YOUR INSTRUCTIONS: Drop the pictures and give back word for word the lines from the line holding "Recreate this image" to the line holding "west, rotate=36.8, inner", both included.

(Records from a data source)
+--

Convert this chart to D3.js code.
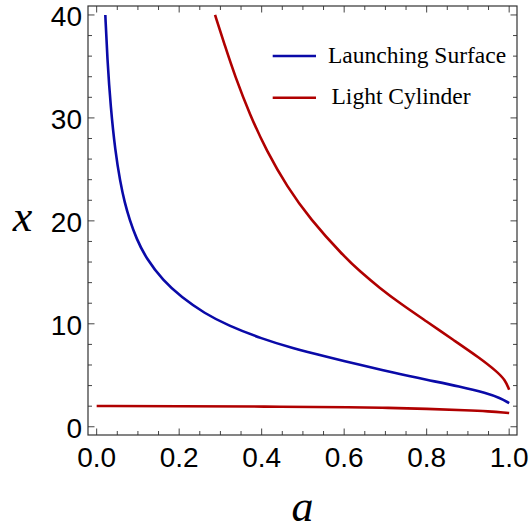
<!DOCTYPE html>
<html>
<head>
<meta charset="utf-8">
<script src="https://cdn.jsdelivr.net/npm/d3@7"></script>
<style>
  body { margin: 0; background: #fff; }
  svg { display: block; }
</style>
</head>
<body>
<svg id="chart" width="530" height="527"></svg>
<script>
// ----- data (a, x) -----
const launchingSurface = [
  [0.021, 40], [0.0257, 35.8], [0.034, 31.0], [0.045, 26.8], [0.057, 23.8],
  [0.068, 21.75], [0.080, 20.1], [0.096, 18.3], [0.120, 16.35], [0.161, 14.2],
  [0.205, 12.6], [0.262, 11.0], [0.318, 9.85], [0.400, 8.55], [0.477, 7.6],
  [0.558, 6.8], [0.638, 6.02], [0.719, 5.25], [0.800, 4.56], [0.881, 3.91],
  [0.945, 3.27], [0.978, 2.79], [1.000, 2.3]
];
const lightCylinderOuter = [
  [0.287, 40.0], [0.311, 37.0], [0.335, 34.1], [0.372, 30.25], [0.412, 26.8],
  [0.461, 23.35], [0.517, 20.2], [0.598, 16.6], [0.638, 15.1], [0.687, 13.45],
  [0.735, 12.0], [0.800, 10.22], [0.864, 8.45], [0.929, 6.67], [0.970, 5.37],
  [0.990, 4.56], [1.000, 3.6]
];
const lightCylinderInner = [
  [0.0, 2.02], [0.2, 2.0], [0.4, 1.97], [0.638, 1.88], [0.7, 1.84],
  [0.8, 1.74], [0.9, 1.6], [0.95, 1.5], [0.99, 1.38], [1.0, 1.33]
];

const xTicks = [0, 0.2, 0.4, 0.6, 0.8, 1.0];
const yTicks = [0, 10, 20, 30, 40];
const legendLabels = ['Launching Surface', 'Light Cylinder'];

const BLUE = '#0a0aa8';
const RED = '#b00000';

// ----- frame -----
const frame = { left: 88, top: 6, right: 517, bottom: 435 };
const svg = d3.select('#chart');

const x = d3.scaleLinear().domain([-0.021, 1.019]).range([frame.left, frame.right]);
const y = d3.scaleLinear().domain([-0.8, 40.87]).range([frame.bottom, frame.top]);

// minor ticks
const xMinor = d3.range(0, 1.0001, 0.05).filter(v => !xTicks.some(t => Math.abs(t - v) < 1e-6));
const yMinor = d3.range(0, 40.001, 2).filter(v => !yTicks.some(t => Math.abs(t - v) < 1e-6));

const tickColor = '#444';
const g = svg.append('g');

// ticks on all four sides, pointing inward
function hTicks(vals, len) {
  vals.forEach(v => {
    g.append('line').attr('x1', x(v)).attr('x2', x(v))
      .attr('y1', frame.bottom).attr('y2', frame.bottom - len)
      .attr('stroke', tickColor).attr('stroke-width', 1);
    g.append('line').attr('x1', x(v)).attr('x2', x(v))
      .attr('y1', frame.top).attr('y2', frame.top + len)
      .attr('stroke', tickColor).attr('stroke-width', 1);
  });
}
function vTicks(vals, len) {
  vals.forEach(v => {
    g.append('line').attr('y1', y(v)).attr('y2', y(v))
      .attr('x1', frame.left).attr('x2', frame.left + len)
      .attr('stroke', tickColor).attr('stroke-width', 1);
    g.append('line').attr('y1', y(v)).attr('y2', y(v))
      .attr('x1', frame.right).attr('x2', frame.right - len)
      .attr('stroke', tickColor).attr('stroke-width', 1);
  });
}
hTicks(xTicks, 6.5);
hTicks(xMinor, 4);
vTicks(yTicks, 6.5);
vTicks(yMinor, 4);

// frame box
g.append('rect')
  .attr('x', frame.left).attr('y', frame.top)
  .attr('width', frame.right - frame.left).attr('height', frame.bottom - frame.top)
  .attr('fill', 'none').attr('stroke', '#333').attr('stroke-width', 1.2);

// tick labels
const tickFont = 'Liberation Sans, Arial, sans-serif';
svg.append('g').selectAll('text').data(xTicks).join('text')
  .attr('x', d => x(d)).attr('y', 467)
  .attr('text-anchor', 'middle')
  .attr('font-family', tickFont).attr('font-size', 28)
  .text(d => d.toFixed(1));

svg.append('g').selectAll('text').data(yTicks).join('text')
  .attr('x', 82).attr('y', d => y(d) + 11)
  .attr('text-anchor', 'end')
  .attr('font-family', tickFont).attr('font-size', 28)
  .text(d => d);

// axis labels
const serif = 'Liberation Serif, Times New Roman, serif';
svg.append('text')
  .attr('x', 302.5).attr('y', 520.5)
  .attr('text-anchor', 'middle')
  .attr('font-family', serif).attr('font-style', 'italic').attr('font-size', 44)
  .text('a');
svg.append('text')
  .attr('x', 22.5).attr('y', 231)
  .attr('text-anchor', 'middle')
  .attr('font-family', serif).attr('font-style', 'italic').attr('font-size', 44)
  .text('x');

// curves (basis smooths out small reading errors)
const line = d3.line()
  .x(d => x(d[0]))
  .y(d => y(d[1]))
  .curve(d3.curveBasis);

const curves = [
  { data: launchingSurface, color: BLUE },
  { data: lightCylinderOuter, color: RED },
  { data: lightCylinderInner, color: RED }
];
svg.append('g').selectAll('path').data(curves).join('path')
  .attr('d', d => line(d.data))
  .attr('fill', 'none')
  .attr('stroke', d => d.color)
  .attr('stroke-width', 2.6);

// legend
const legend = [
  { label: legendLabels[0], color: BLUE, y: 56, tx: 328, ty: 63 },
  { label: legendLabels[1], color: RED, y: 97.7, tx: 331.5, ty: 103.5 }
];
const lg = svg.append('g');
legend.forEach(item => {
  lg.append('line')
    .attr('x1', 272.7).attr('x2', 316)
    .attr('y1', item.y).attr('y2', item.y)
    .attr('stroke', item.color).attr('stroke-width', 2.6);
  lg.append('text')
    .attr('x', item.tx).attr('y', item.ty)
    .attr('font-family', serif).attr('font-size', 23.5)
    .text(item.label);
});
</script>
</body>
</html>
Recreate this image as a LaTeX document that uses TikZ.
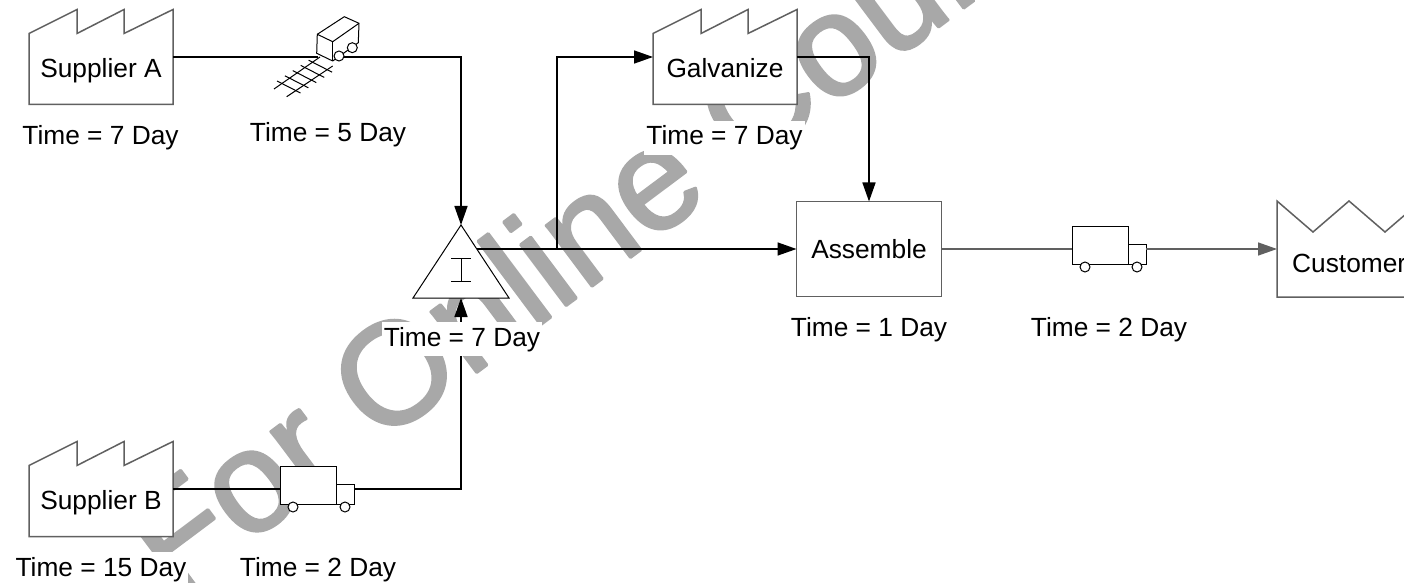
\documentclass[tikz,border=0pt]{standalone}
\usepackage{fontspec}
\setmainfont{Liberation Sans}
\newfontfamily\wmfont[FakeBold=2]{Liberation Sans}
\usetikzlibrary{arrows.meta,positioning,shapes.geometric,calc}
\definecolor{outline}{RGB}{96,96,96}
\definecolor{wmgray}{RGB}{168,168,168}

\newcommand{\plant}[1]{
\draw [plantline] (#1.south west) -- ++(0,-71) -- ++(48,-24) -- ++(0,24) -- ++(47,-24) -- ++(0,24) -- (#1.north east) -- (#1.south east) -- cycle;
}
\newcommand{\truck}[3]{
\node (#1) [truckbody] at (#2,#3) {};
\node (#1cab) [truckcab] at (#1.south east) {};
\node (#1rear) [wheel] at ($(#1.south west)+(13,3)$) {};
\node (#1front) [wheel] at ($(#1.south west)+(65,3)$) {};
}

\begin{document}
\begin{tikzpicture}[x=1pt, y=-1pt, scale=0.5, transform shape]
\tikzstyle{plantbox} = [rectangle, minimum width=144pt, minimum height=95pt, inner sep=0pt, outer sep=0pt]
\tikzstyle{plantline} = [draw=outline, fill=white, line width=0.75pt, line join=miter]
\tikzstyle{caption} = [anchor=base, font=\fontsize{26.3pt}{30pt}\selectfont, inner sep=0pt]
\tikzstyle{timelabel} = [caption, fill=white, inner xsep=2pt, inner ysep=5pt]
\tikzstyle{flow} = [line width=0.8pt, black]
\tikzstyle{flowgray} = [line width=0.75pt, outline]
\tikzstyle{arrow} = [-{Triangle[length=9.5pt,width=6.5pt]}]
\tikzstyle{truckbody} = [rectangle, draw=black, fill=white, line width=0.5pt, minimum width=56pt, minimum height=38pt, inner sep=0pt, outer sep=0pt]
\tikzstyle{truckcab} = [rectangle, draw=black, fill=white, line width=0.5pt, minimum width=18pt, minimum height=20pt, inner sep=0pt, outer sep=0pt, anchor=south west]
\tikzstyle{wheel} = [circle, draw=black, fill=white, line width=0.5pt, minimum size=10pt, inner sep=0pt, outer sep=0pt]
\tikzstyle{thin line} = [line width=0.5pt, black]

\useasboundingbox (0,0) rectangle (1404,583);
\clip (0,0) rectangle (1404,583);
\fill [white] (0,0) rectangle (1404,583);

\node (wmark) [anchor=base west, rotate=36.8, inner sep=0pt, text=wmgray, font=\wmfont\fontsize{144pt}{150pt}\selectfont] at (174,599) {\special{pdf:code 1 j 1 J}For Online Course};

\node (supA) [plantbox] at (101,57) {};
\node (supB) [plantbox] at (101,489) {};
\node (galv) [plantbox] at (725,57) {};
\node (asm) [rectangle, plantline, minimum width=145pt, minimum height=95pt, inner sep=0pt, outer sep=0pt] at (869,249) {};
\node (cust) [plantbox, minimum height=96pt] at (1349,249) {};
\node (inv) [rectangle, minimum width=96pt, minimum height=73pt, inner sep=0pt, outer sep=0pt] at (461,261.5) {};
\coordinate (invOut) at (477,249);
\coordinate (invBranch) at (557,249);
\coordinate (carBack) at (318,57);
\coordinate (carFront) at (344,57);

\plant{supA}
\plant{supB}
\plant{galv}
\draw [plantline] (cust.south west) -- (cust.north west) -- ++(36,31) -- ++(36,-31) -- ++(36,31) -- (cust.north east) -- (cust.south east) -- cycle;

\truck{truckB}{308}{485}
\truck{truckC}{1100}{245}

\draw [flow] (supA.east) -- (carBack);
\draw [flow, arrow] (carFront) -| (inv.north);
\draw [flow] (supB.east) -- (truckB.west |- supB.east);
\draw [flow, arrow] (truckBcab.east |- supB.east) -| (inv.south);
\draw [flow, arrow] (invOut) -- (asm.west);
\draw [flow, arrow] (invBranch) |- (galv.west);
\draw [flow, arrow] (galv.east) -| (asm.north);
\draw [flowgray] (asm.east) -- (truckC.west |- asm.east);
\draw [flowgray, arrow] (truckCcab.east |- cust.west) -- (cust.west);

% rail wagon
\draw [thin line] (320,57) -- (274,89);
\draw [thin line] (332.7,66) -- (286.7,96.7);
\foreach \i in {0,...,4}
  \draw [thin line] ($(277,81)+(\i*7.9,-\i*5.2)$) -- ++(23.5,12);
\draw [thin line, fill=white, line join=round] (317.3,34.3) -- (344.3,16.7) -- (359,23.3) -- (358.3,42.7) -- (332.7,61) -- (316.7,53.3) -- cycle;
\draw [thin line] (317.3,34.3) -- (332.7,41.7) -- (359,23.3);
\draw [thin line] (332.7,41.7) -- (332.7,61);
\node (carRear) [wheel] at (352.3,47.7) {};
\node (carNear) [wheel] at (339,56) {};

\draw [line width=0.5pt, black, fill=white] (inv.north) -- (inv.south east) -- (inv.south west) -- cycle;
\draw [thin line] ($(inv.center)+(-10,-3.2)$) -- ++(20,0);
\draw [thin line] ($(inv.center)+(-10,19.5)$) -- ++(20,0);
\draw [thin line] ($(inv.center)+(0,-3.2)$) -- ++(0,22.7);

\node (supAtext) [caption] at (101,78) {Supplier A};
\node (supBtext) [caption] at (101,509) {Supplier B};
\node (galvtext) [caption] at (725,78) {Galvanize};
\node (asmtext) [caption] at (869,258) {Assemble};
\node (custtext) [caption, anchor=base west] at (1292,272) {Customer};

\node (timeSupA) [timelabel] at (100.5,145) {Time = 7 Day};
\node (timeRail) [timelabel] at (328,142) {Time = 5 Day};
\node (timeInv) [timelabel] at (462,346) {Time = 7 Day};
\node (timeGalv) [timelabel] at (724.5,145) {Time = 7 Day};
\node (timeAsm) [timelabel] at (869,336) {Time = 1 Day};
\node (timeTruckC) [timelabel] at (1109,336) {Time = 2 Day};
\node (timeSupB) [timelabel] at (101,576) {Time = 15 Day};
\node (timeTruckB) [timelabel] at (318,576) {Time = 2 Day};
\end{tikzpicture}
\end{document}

+--

EXERCISE ANSWER:
Recreate this image as a LaTeX document that uses TikZ.
\documentclass[tikz,border=0pt]{standalone}
\usepackage{fontspec}
\setmainfont{Liberation Sans}
\newfontfamily\wmfont[FakeBold=2]{Liberation Sans}
\usetikzlibrary{arrows.meta,positioning,shapes.geometric,calc}
\definecolor{outline}{RGB}{96,96,96}
\definecolor{wmgray}{RGB}{168,168,168}

\newcommand{\plant}[1]{
\draw [plantline] (#1.south west) -- ++(0,-71) -- ++(48,-24) -- ++(0,24) -- ++(47,-24) -- ++(0,24) -- (#1.north east) -- (#1.south east) -- cycle;
}
\newcommand{\truck}[3]{
\node (#1) [truckbody] at (#2,#3) {};
\node (#1cab) [truckcab] at (#1.south east) {};
\node (#1rear) [wheel] at ($(#1.south west)+(13,3)$) {};
\node (#1front) [wheel] at ($(#1.south west)+(65,3)$) {};
}

\begin{document}
\begin{tikzpicture}[x=1pt, y=-1pt, scale=0.5, transform shape]
\tikzstyle{plantbox} = [rectangle, minimum width=144pt, minimum height=95pt, inner sep=0pt, outer sep=0pt]
\tikzstyle{plantline} = [draw=outline, fill=white, line width=0.75pt, line join=miter]
\tikzstyle{caption} = [anchor=base, font=\fontsize{26.3pt}{30pt}\selectfont, inner sep=0pt]
\tikzstyle{timelabel} = [caption, fill=white, inner xsep=2pt, inner ysep=5pt]
\tikzstyle{flow} = [line width=0.8pt, black]
\tikzstyle{flowgray} = [line width=0.75pt, outline]
\tikzstyle{arrow} = [-{Triangle[length=9.5pt,width=6.5pt]}]
\tikzstyle{truckbody} = [rectangle, draw=black, fill=white, line width=0.5pt, minimum width=56pt, minimum height=38pt, inner sep=0pt, outer sep=0pt]
\tikzstyle{truckcab} = [rectangle, draw=black, fill=white, line width=0.5pt, minimum width=18pt, minimum height=20pt, inner sep=0pt, outer sep=0pt, anchor=south west]
\tikzstyle{wheel} = [circle, draw=black, fill=white, line width=0.5pt, minimum size=10pt, inner sep=0pt, outer sep=0pt]
\tikzstyle{thin line} = [line width=0.5pt, black]

\useasboundingbox (0,0) rectangle (1404,583);
\clip (0,0) rectangle (1404,583);
\fill [white] (0,0) rectangle (1404,583);

\node (wmark) [anchor=base west, rotate=36.8, inner sep=0pt, text=wmgray, font=\wmfont\fontsize{144pt}{150pt}\selectfont] at (174,599) {\special{pdf:code 1 j 1 J}For Online Course};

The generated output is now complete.